Monday, 2 November 2009
Last night we went to watch The Shock Doctrine at the RSA....
After a 2009 packed with high impact environmental films: The Age of Stupid, End of the Line, Pig Business, The Vanishing Bees... 2010 looks set to kick off with some films that don't leave you feeling depressed and saddened and helplessly thinking 'oh dear'. The Shock Doctrine, directed by Michael Winterbottom and 'starring' Naomi Klein takes us to the next step; it makes you angry, motivated and ready to take to the streets. The next step after that, something that was brought up during the Q&A is that we need an alternative ideology to follow, economically and politically; we also need a leader, where is the next Che Guevara (without the violence, or maybe with it?)? Neither are currently obvious.
The Shock Doctrine is a film you have to lean forward, listen intently and concentrate on right the way through, it is like an Adam Curtis doc, but not quite as good.
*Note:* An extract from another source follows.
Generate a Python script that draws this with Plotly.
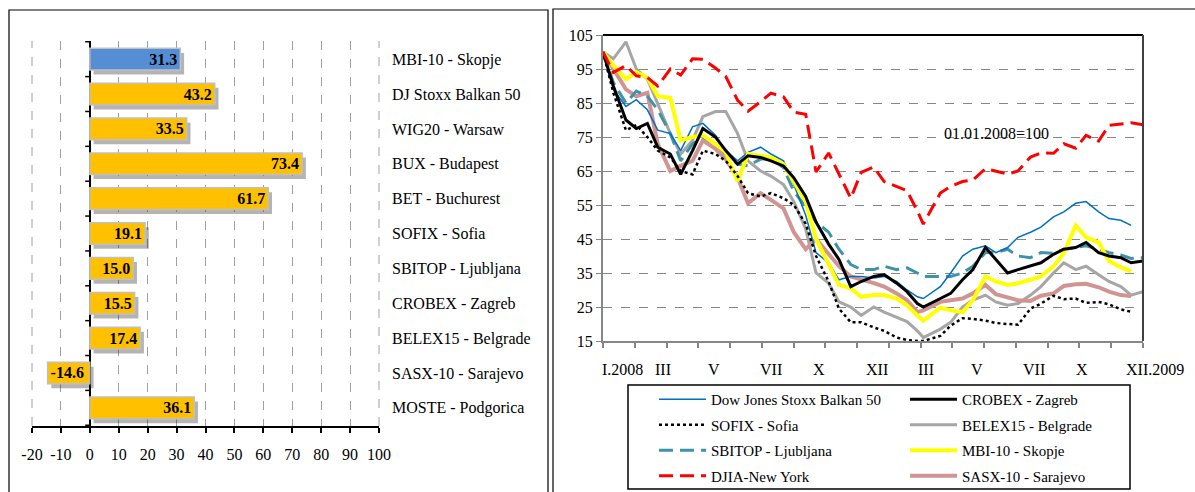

The basic premise is the same as Klein's book. Klein argues that wars as well as economic, environmental and terrorist shocks have been used systematically by neo-liberal governments to hurry through public sector reforms in the shape of mass privatisations of just about everything. The end result is inequality of the kind so well described in the book: 'The Spirit Level'. We live in society in which the rich are very rich and the rest of us are sleepwalking in a bubble of escapism, idly letting our public services slip away as everything is privatised and run for profit. The villian according to Klein is Milton Freidmann, whose extreme free market economics was ushered in by Reagan and Thatcher via Augustus Pinochet and Jorge Rafael Videla Redondo and has since guided the policies of nearly all the rest of the worlds governments.
Where does this film leave us? It leaves me wondering whether the UK and US population at large will wake up to the domestic and global inequality that results from extreme neo-liberalism.. I am left wondering whether a digital technology inspired documentary led revolution will give rise to a mass movement of individuals rebelling against free market economics. What we have at the moment is a society in which being financially rich is the main game, everyone wants money and fame. While this mindset persists, which it does so thanks to the mass media, a grassroots movement is unlikely, it is akin to asking people to fight against what they are striving to achieve for themselves... people still believe that they can be super rich, when it is painfully obvious that only a lucky, small elite can ever be. But while individuals harbour this belief and cling to it, their expectations remain high and they go on living as Selfish Capitalists.